For an average of 1740 and an SD of 34.43. Again, nothing to write home about. If we drop the 1684, the average goes to 1754 and 16.84 respectively. This is WAY (150 f/s) below the 1900 predicted by QL. I’m scratching my head over that.

I had forgotten to factor in the wind. That might explain a little of the ‘left-right’ dispersion. Also, the trigger is VERY stiff. (Unfortunately, I don’t think the malfunction problem has anything to do with its stiffness.) Stiff triggers cause horizontal spread. So, between the wind and the trigger, I should get a little improvement if I can shoot in less wind and get the trigger pull lessened a bit.

Also, I’ve got to change that front reticle. It’s a post. I’ve never liked posts. Don’t like ’em in scopes, and don’t like ’em in open peep sights either.

I kinda wish I could mount a scope on this thing without making it look ‘wrong’. It might be able to shoot quite well. Trouble is, the more I handle it and look at it, the more I’m liking it’s short, stubby ‘style’. A scope would really detract from that. I COULD mount a scope to get the best load worked up, but if I did that, when I went back to open sights, I’d always be ‘thinking’ how good it was with a scope. It’s not good to be “thinking” about “stuff” when you’re hunting. Regardless, I have to get the trigger squared away first.

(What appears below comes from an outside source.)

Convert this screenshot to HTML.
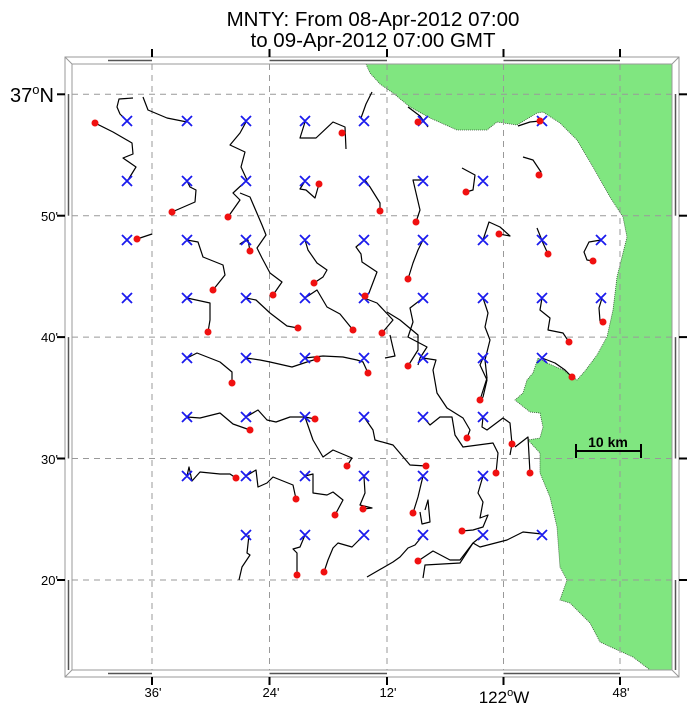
<!DOCTYPE html>
<html><head><meta charset="utf-8"><style>
body{margin:0;background:#fff}
svg{display:block}
text{font-family:"Liberation Sans",sans-serif}
</style></head><body>
<svg width="691" height="710" viewBox="0 0 691 710" xmlns="http://www.w3.org/2000/svg">
<rect width="691" height="710" fill="#fff"/>
<polygon fill="#80e680" stroke="#335533" stroke-width="0.8" stroke-dasharray="1 1" points="366,64 370,73 380,84 393,93 410,107 430,118 457,130 487,130 497,122 517,125 537,113 543,112 560,123 577,140 593,167 610,197 623,217 627,237 623,253 617,277 613,310 607,337 597,355 585,371 577,380 563,370 547,363 538,358 533,373 527,380 523,393 515,400 530,412 540,413 543,427 540,438 528,440 540,453 540,473 550,497 557,527 560,567 567,580 560,600 570,603 590,623 600,642 613,648 633,657 650,670 672,670 672,64"/>
<g stroke="#999" stroke-width="1" stroke-dasharray="6 5" fill="none">
<line x1="152" y1="64" x2="152" y2="670"/><line x1="269.5" y1="64" x2="269.5" y2="670"/>
<line x1="387" y1="64" x2="387" y2="670"/><line x1="503.5" y1="64" x2="503.5" y2="670"/>
<line x1="620" y1="64" x2="620" y2="670"/>
<line x1="72" y1="94.3" x2="672" y2="94.3"/><line x1="72" y1="215.7" x2="672" y2="215.7"/>
<line x1="72" y1="337.1" x2="672" y2="337.1"/><line x1="72" y1="458.5" x2="672" y2="458.5"/>
<line x1="72" y1="580" x2="672" y2="580"/>
</g>
<g fill="none" stroke="#999" stroke-width="1">
<rect x="65" y="57" width="614" height="620"/>
<rect x="72" y="64" width="600" height="606"/>
<line x1="65" y1="57" x2="72" y2="64"/><line x1="679" y1="57" x2="672" y2="64"/>
<line x1="65" y1="677" x2="72" y2="670"/><line x1="679" y1="677" x2="672" y2="670"/>
</g>
<g stroke="#555" stroke-width="1.5">
<line x1="108" y1="60.5" x2="152" y2="60.5"/><line x1="269.5" y1="60.5" x2="387" y2="60.5"/><line x1="503.5" y1="60.5" x2="620" y2="60.5"/>
<line x1="108" y1="673.5" x2="152" y2="673.5"/><line x1="269.5" y1="673.5" x2="387" y2="673.5"/><line x1="503.5" y1="673.5" x2="620" y2="673.5"/>
<line x1="68.5" y1="94" x2="68.5" y2="215.7"/><line x1="68.5" y1="337.1" x2="68.5" y2="458.5"/><line x1="68.5" y1="580" x2="68.5" y2="670"/>
<line x1="675.5" y1="94" x2="675.5" y2="215.7"/><line x1="675.5" y1="337.1" x2="675.5" y2="458.5"/><line x1="675.5" y1="580" x2="675.5" y2="670"/>
</g>
<g stroke="#000" stroke-width="2">
<line x1="152" y1="49" x2="152" y2="57"/><line x1="269.5" y1="49" x2="269.5" y2="57"/><line x1="387" y1="49" x2="387" y2="57"/><line x1="503.5" y1="49" x2="503.5" y2="57"/><line x1="620" y1="49" x2="620" y2="57"/>
<line x1="152" y1="677" x2="152" y2="685"/><line x1="269.5" y1="677" x2="269.5" y2="685"/><line x1="387" y1="677" x2="387" y2="685"/><line x1="503.5" y1="677" x2="503.5" y2="685"/><line x1="620" y1="677" x2="620" y2="685"/>
<line x1="57" y1="94.3" x2="65" y2="94.3"/><line x1="57" y1="215.7" x2="65" y2="215.7"/><line x1="57" y1="337.1" x2="65" y2="337.1"/><line x1="57" y1="458.5" x2="65" y2="458.5"/><line x1="57" y1="580" x2="65" y2="580"/>
<line x1="679" y1="94.3" x2="687" y2="94.3"/><line x1="679" y1="215.7" x2="687" y2="215.7"/><line x1="679" y1="337.1" x2="687" y2="337.1"/><line x1="679" y1="458.5" x2="687" y2="458.5"/><line x1="679" y1="580" x2="687" y2="580"/>
</g>
<text x="373" y="26" font-size="20.5" text-anchor="middle">MNTY: From 08-Apr-2012 07:00</text>
<text x="373" y="47" font-size="20.5" text-anchor="middle">to 09-Apr-2012 07:00 GMT</text>
<text x="10" y="102" font-size="20">37<tspan font-size="13" dy="-8">o</tspan><tspan dy="8">N</tspan></text>
<g font-size="13" text-anchor="end">
<text x="58" y="221">50'</text><text x="58" y="342">40'</text><text x="58" y="464">30'</text><text x="58" y="585">20'</text>
</g>
<g font-size="13" text-anchor="middle">
<text x="153" y="697">36'</text><text x="271" y="697">24'</text><text x="388" y="697">12'</text><text x="621" y="697">48'</text>
</g>
<text x="504" y="703" font-size="17" text-anchor="middle">122<tspan font-size="11" dy="-7">o</tspan><tspan dy="7">W</tspan></text>
<g stroke="#000" stroke-width="2"><line x1="576" y1="451" x2="641" y2="451"/><line x1="576" y1="444" x2="576" y2="458"/><line x1="641" y1="444" x2="641" y2="458"/></g>
<text x="608" y="447" font-size="14" font-weight="bold" text-anchor="middle">10 km</text>
<g fill="none" stroke="#000" stroke-width="1.2" stroke-linejoin="round">
<polyline points="128,180 136,167 123,158 133,154 132,143 113,132 95,123"/>
<polyline points="133,98 119,99 117,107 120,114 124,118"/>
<polyline points="187,122 167,118 148,110 143,97"/>
<polyline points="246,122 240,133 230,145 245,152 241,167 247,180 233,193 240,200 228,217"/>
<polyline points="240,193 250,197 262,225 266,235 257,248 262,258 270,273 282,282 273,295"/>
<polyline points="246,240 240,244 248,240 250,251"/>
<polyline points="305,122 300,138 316,138 333,122 345,127 346,149"/>
<polyline points="372,92 366,104 361,118"/>
<polyline points="408,107 420,116 428,127"/>
<polyline points="518,126 530,122 540,121"/>
<polyline points="187,181 190,187 196,190 195,202 172,212"/>
<polyline points="305,181 300,189 306,190 315,198 319,184"/>
<polyline points="365,180 370,187 380,203 380,211"/>
<polyline points="423,180 413,180 420,210 416,222"/>
<polyline points="462,168 475,175 473,190 466,192"/>
<polyline points="523,157 533,160 541,172 539,175"/>
<polyline points="137,239 152,234"/>
<polyline points="187,240 198,242 203,257 223,265 225,275 213,290"/>
<polyline points="305,240 308,250 317,263 327,270 323,277 314,283"/>
<polyline points="364,240 356,247 361,254 362,262 377,272 369,293 365,296"/>
<polyline points="423,240 418,250 413,263 408,279"/>
<polyline points="483,240 489,222 500,227 510,236 499,234"/>
<polyline points="537,228 543,243 548,254"/>
<polyline points="601,240 589,242 584,252 587,260 593,261"/>
<polyline points="187,298 210,303 210,320 208,332"/>
<polyline points="246,298 256,300 270,313 287,326 298,328"/>
<polyline points="305,298 317,290 327,307 340,314 353,330"/>
<polyline points="364,298 377,303 393,320 382,333"/>
<polyline points="423,298 410,308 413,322 408,337 427,347 420,358 418,365"/>
<polyline points="408,366 418,350 418,335 400,320 387,312"/>
<polyline points="483,298 488,313 485,327 490,340 485,360 487,378 480,400"/>
<polyline points="542,298 540,310 550,318 548,330 563,333 569,342"/>
<polyline points="602,298 599,308 600,321 603,322"/>
<polyline points="187,358 197,353 220,362 232,372 232,383"/>
<polyline points="246,358 260,360 270,362 292,367 307,362 317,359"/>
<polyline points="305,358 323,356 343,357 357,360 363,362 368,373"/>
<polyline points="390,335 393,348 395,356 385,358"/>
<polyline points="423,358 436,360 433,370 437,393 447,408 463,418 470,430 467,438"/>
<polyline points="483,358 480,365 487,380 483,397 480,400"/>
<polyline points="542,358 555,363 565,370 572,377"/>
<polyline points="187,417 200,418 220,413 233,424 250,430"/>
<polyline points="246,417 258,410 267,420 276,422 290,417 305,417 315,419"/>
<polyline points="305,417 313,440 323,457 333,450 352,458 347,466"/>
<polyline points="364,417 373,430 375,440 393,445 410,465 426,466"/>
<polyline points="423,417 430,425 440,417 452,417 455,435 463,447 493,443 498,453 496,473"/>
<polyline points="483,417 482,427 487,430 503,418 510,423 512,444 510,455"/>
<polyline points="515,447 528,437 530,473"/>
<polyline points="187,476 189,467 192,481 200,472 220,474 230,474 236,478"/>
<polyline points="246,476 256,470 258,487 267,483 273,477 283,481 293,485 296,499"/>
<polyline points="305,476 313,474 313,493 327,495 333,492 343,500 335,515"/>
<polyline points="364,477 365,493 360,505 372,508 363,509"/>
<polyline points="423,476 418,497 413,513"/>
<polyline points="425,510 428,500 430,522 422,524 420,512"/>
<polyline points="483,476 478,493 483,502 480,518 488,515 483,527 473,530 462,531"/>
<polyline points="249,535 247,553 250,555 242,567 239,580"/>
<polyline points="305,535 300,547 293,549 297,553 297,575"/>
<polyline points="364,535 352,547 338,543 333,548 328,560 324,572"/>
<polyline points="424,534 415,545 408,548 400,557 393,562 367,577"/>
<polyline points="418,561 433,551 450,560 460,560 473,543 483,535"/>
<polyline points="473,543 460,563 425,565 423,578"/>
<polyline points="542,534 523,532 507,540 480,547 473,543"/>
</g>
<g stroke="#1a1aee" stroke-width="1.8">
<path d="M122,116l10,10m0,-10l-10,10 M182,116l10,10m0,-10l-10,10 M241,116l10,10m0,-10l-10,10 M300,116l10,10m0,-10l-10,10 M359,116l10,10m0,-10l-10,10 M418,116l10,10m0,-10l-10,10 M537,116l10,10m0,-10l-10,10"/>
<path d="M122,176l10,10m0,-10l-10,10 M182,176l10,10m0,-10l-10,10 M241,176l10,10m0,-10l-10,10 M300,176l10,10m0,-10l-10,10 M359,176l10,10m0,-10l-10,10 M418,176l10,10m0,-10l-10,10 M478,176l10,10m0,-10l-10,10"/>
<path d="M122,235l10,10m0,-10l-10,10 M182,235l10,10m0,-10l-10,10 M241,235l10,10m0,-10l-10,10 M300,235l10,10m0,-10l-10,10 M359,235l10,10m0,-10l-10,10 M418,235l10,10m0,-10l-10,10 M478,235l10,10m0,-10l-10,10 M537,235l10,10m0,-10l-10,10 M596,235l10,10m0,-10l-10,10"/>
<path d="M122,293l10,10m0,-10l-10,10 M182,293l10,10m0,-10l-10,10 M241,293l10,10m0,-10l-10,10 M300,293l10,10m0,-10l-10,10 M359,293l10,10m0,-10l-10,10 M418,293l10,10m0,-10l-10,10 M478,293l10,10m0,-10l-10,10 M537,293l10,10m0,-10l-10,10 M596,293l10,10m0,-10l-10,10"/>
<path d="M182,353l10,10m0,-10l-10,10 M241,353l10,10m0,-10l-10,10 M300,353l10,10m0,-10l-10,10 M359,353l10,10m0,-10l-10,10 M418,353l10,10m0,-10l-10,10 M478,353l10,10m0,-10l-10,10 M537,353l10,10m0,-10l-10,10"/>
<path d="M182,412l10,10m0,-10l-10,10 M241,412l10,10m0,-10l-10,10 M300,412l10,10m0,-10l-10,10 M359,412l10,10m0,-10l-10,10 M418,412l10,10m0,-10l-10,10 M478,412l10,10m0,-10l-10,10"/>
<path d="M182,471l10,10m0,-10l-10,10 M241,471l10,10m0,-10l-10,10 M300,471l10,10m0,-10l-10,10 M359,471l10,10m0,-10l-10,10 M418,471l10,10m0,-10l-10,10 M478,471l10,10m0,-10l-10,10"/>
<path d="M241,530l10,10m0,-10l-10,10 M300,530l10,10m0,-10l-10,10 M359,530l10,10m0,-10l-10,10 M418,530l10,10m0,-10l-10,10 M478,530l10,10m0,-10l-10,10 M537,530l10,10m0,-10l-10,10"/>
</g>
<g fill="#f01010">
<circle cx="95" cy="123" r="3.5"/><circle cx="342" cy="133" r="3.5"/><circle cx="418" cy="122" r="3.5"/><circle cx="540" cy="121" r="3.5"/>
<circle cx="172" cy="212" r="3.5"/><circle cx="228" cy="217" r="3.5"/><circle cx="319" cy="184" r="3.5"/><circle cx="380" cy="211" r="3.5"/><circle cx="416" cy="222" r="3.5"/><circle cx="466" cy="192" r="3.5"/><circle cx="539" cy="175" r="3.5"/>
<circle cx="137" cy="239" r="3.5"/><circle cx="250" cy="251" r="3.5"/><circle cx="213" cy="290" r="3.5"/><circle cx="273" cy="295" r="3.5"/><circle cx="314" cy="283" r="3.5"/><circle cx="365" cy="296" r="3.5"/><circle cx="408" cy="279" r="3.5"/><circle cx="499" cy="234" r="3.5"/><circle cx="548" cy="254" r="3.5"/><circle cx="593" cy="261" r="3.5"/>
<circle cx="208" cy="332" r="3.5"/><circle cx="298" cy="328" r="3.5"/><circle cx="353" cy="330" r="3.5"/><circle cx="382" cy="333" r="3.5"/><circle cx="408" cy="366" r="3.5"/><circle cx="569" cy="342" r="3.5"/><circle cx="603" cy="322" r="3.5"/>
<circle cx="232" cy="383" r="3.5"/><circle cx="317" cy="359" r="3.5"/><circle cx="368" cy="373" r="3.5"/><circle cx="480" cy="400" r="3.5"/><circle cx="572" cy="377" r="3.5"/>
<circle cx="250" cy="430" r="3.5"/><circle cx="315" cy="419" r="3.5"/><circle cx="347" cy="466" r="3.5"/><circle cx="426" cy="466" r="3.5"/><circle cx="467" cy="438" r="3.5"/><circle cx="496" cy="473" r="3.5"/><circle cx="512" cy="444" r="3.5"/><circle cx="530" cy="473" r="3.5"/>
<circle cx="236" cy="478" r="3.5"/><circle cx="296" cy="499" r="3.5"/><circle cx="335" cy="515" r="3.5"/><circle cx="363" cy="509" r="3.5"/><circle cx="413" cy="513" r="3.5"/><circle cx="462" cy="531" r="3.5"/>
<circle cx="297" cy="575" r="3.5"/><circle cx="324" cy="572" r="3.5"/><circle cx="418" cy="561" r="3.5"/>
</g>
</svg>
</body></html>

I took it apart at home: “No problem” at home.

Took the forearm off. Took the barrel off. Pulled the hammer back. NO PROBLEM!

Tried it several times. No problem.

Put the barrel back on. Pulled the hammer back. No problem.

Put the forearm back on. Pulled the hammer back. NO PROBLEM! 

I thought about “temperature” when I was at the range, but couldn’t imagine that that was the problem. Still can’t. But I have no idea WHAT the @#$%^&* problem IS!

Problem “fixed” – for the moment. Now will have to keep an eye on it. The good news is that even if not working properly, it can still be made to work in a “two-handed” operation. Since it’s a single-shot, that’s not as big an issue as it would be for a repeater.